Friday, July 14, 2006

China Diary: Power Play

For the past year I’ve been visiting China on an average of once a month on business. These are my impressions


Beijing is being spruced up for the Olympics, now just over two years away. Huge tracts of land have been cleared of their previous inhabitants, many of them living in small, courtyard-based neighborhoods known as hutongs, and turned into building sites, with high-rise apartments, office buildings and shopping malls going up at an astounding pace. Right now the Beijing skyline is dominated by cranes (a French construction engineer working here said that there is more building going on in Beijing than in the whole of France) but by late-summer in 2008, Beijing intends presenting a sparkling and very Western face to the world.

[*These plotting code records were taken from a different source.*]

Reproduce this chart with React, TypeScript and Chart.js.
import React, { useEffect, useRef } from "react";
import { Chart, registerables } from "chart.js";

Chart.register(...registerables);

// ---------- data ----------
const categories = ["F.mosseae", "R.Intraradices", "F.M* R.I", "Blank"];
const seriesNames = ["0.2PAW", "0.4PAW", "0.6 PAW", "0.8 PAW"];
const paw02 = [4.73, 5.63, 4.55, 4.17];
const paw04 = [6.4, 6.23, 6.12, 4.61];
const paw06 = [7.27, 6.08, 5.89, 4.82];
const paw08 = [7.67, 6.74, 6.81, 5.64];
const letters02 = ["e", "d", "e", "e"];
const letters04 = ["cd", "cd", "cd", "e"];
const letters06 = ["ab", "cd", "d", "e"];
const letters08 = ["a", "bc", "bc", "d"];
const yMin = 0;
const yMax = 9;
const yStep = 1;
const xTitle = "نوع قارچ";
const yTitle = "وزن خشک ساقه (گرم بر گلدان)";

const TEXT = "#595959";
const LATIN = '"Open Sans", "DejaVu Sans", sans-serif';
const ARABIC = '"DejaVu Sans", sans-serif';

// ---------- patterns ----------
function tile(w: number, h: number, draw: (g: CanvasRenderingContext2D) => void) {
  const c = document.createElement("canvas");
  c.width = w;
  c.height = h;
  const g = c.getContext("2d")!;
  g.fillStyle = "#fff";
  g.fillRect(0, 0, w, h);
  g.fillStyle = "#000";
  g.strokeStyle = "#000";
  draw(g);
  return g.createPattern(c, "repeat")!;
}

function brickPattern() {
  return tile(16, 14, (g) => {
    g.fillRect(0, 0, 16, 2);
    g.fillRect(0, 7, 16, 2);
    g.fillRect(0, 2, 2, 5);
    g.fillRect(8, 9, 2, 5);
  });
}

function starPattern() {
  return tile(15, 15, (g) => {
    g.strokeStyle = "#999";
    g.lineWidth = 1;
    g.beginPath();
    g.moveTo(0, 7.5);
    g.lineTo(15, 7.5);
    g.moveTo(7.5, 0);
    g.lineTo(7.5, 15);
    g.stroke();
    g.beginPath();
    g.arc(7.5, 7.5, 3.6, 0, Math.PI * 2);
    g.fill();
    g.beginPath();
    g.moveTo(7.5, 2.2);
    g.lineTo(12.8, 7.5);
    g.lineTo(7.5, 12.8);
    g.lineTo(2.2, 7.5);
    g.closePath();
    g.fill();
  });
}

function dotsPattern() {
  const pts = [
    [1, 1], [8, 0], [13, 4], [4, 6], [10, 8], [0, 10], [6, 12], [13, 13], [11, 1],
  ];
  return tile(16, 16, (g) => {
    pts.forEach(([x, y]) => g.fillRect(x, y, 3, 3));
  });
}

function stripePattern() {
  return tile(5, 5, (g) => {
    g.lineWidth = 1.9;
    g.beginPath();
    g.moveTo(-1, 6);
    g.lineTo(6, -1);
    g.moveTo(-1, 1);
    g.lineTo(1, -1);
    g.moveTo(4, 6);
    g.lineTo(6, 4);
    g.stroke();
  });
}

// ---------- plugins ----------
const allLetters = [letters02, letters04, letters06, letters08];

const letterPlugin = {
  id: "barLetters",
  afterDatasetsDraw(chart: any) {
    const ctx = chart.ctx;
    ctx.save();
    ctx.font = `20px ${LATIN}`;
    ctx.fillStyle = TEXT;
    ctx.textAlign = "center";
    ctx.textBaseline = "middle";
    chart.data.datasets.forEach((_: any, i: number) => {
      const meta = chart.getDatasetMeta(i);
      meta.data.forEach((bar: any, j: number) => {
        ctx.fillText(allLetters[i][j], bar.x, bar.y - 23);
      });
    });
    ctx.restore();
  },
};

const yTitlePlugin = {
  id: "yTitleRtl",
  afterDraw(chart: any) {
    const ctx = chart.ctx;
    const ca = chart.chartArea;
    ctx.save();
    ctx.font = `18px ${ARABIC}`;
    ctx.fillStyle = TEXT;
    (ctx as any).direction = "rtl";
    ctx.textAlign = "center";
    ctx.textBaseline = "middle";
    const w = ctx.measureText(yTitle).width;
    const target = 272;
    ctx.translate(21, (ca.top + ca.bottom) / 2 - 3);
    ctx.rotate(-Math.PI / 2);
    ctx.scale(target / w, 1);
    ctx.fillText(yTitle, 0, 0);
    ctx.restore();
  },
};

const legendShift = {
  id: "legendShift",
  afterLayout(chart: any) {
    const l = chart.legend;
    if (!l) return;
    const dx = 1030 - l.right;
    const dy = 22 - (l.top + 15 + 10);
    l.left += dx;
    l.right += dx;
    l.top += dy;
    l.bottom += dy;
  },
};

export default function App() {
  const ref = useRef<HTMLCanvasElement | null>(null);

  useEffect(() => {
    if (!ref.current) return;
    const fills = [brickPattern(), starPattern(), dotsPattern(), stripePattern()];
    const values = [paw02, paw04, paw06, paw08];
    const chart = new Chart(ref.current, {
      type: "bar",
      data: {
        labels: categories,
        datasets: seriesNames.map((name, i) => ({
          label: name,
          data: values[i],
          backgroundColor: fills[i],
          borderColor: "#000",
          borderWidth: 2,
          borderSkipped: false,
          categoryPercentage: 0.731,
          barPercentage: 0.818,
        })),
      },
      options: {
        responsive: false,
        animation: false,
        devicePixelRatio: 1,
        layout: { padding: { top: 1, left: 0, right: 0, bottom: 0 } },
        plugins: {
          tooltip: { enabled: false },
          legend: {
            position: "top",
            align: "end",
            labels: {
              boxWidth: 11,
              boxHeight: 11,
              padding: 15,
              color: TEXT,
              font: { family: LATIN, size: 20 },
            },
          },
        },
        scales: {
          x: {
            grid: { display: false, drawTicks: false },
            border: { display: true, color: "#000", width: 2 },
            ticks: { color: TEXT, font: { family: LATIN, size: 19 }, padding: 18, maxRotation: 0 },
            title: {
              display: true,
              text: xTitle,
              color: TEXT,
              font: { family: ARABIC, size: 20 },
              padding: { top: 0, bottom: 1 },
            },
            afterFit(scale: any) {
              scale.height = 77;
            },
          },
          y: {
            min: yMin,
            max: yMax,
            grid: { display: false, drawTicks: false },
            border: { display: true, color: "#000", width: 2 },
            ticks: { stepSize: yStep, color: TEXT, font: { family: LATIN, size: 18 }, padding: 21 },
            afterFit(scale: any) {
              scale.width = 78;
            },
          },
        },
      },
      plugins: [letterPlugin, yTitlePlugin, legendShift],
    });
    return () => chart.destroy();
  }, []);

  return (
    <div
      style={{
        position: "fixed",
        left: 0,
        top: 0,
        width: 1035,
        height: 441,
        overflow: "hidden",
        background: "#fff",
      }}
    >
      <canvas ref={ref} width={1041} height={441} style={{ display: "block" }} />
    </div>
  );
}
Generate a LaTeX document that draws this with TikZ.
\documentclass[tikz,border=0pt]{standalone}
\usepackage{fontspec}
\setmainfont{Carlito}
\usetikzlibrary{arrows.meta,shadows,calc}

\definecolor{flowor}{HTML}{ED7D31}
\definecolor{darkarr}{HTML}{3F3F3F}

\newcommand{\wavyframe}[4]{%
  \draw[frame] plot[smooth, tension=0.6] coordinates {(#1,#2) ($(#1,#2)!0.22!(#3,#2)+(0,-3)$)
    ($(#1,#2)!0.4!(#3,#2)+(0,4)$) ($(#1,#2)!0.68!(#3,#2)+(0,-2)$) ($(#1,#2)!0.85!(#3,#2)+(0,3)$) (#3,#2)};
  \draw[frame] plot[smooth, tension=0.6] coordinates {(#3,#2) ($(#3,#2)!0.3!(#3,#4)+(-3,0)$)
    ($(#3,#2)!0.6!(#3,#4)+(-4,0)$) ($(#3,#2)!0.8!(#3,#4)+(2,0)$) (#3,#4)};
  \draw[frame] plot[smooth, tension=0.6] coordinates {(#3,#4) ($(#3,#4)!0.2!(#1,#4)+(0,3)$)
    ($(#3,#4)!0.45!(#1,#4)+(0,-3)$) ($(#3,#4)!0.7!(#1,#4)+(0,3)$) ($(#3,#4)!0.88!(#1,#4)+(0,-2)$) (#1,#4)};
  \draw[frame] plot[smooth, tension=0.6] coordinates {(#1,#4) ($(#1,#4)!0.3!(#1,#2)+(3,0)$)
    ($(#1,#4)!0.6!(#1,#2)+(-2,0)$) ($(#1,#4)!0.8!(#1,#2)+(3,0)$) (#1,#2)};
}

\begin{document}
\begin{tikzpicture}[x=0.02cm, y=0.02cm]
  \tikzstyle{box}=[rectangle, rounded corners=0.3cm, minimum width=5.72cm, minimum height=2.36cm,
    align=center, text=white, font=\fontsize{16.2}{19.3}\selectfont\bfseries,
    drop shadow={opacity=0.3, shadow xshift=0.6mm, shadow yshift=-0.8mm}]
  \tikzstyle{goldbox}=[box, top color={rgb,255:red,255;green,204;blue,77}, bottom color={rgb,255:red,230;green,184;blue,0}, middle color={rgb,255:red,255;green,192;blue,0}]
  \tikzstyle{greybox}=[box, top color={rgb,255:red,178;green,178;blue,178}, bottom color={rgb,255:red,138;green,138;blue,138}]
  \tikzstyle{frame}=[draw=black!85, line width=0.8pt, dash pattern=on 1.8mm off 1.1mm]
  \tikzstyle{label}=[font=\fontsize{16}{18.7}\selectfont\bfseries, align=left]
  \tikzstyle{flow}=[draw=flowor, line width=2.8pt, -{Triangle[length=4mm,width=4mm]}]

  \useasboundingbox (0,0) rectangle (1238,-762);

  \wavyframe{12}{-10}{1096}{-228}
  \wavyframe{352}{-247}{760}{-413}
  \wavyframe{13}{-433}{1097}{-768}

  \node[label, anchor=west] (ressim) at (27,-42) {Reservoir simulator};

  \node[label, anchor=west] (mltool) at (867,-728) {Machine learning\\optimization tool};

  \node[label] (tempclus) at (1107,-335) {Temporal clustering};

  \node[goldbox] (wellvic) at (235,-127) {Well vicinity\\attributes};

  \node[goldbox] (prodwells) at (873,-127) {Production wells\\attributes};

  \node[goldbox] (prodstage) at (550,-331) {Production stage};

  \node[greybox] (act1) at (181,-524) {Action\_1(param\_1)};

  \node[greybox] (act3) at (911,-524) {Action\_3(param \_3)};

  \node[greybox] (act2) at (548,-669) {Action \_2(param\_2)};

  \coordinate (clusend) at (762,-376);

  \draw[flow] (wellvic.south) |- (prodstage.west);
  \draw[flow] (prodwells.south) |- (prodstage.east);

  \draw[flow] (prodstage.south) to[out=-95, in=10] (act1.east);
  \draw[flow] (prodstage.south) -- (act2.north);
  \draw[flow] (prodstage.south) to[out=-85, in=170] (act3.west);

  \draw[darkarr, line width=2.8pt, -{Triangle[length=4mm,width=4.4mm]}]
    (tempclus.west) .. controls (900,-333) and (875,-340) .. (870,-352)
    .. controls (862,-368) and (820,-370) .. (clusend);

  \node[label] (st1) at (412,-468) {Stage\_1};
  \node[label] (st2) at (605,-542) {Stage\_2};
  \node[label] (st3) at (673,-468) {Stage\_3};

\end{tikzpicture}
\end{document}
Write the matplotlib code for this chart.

Which is all well and good, but the effect may be marred somewhat by the mass slaughter of Olympic visitors on the roads unless the authorities do something about China’s driving culture. Beijing and the country’s other large cities are not alone in suffering from traffic problems; most large metropolitan areas around the world are similarly plagued. But China is definitely in a league of its own when it comes to mule-headed and very dangerous driving.

Most drivers around the world, certainly those in countries which aspire to Olympic status, accept the principle that pedestrians are also allowed on the road – if not the principle of pedestrians first. In virtually all the countries that I’ve visited, drivers wait for pedestrians to cross (I’m talking about crossing at marked pedestrian crossing points with traffic lights showing green) before driving through an intersection.

In China, however, drivers seem to regard pedestrians as an affront to their right to drive where and when they want to. When the light turns green, the Chinese driver goes for broke, irrespective of how many pedestrians are in his way. You cannot walk the streets of a large Chinese city without seeing cars bulldozing their way through crowds of pedestrians legitimately crossing the road at green lights.

Not that the pedestrians seem to care much, mind you. Like the drivers they seem to have adapted to a culture in which the car has the right of way. They simply wait for the cars to pass through or edge their way around them when the cars get stuck in traffic.

Most visitors to the Olympics, however, will have grown up in a very dissimilar environment and will cross roads instinctively, in the belief that a pedestrian crossing and a green light give them the right to do so. China runs the very real risk of sacrificing all the credit it is trying so hard to earn on the altar of driving madness.

A Chinese friend of mine explained it thus: The car, he said is a symbol of status and power in China, and what is the sense of having power if you don’t exercise it? The Chinese driver regards his possession of this symbol as sufficient reason to throw his weight around when challenged by puny pedestrians.

Another explanation is that driving is new to the average Chinese and a driving culture has not had time to develop. Twenty-five years ago, private cars were hardly seen on Chinese roads, which were the preserve of swarms of cyclists and the odd official limousine. So, not only those driving on the road today are relative newcomers but so are those teaching them how to drive. Any culture is only as good as those who hand it down. If driving teachers don’t propagate the values of consideration, safety and regard for pedestrians, those who learn from them are unlikely to practice them.

Whatever, the reasons, China’s roads give a revealing glimpse into one of the less salubrious characteristics of a society which is trying so hard, and with a good deal of success, to join the club of developed nations. The Olympics are regarded here as the culmination of that process; China’s coming of age. It would be a pity for the party to be spoiled by the blood of visitors on the streets.

The authorities in Beijing would be well advised to redirect some of the effort and expense they’re investing in preparations for the Olympics to road education. Not only for the sake of the visitors but for the Chinese themselves. Not having experienced orderly roads, they may not be aware of their civilizing value. To paraphrase Robert Frost, good drivers make good neighbors.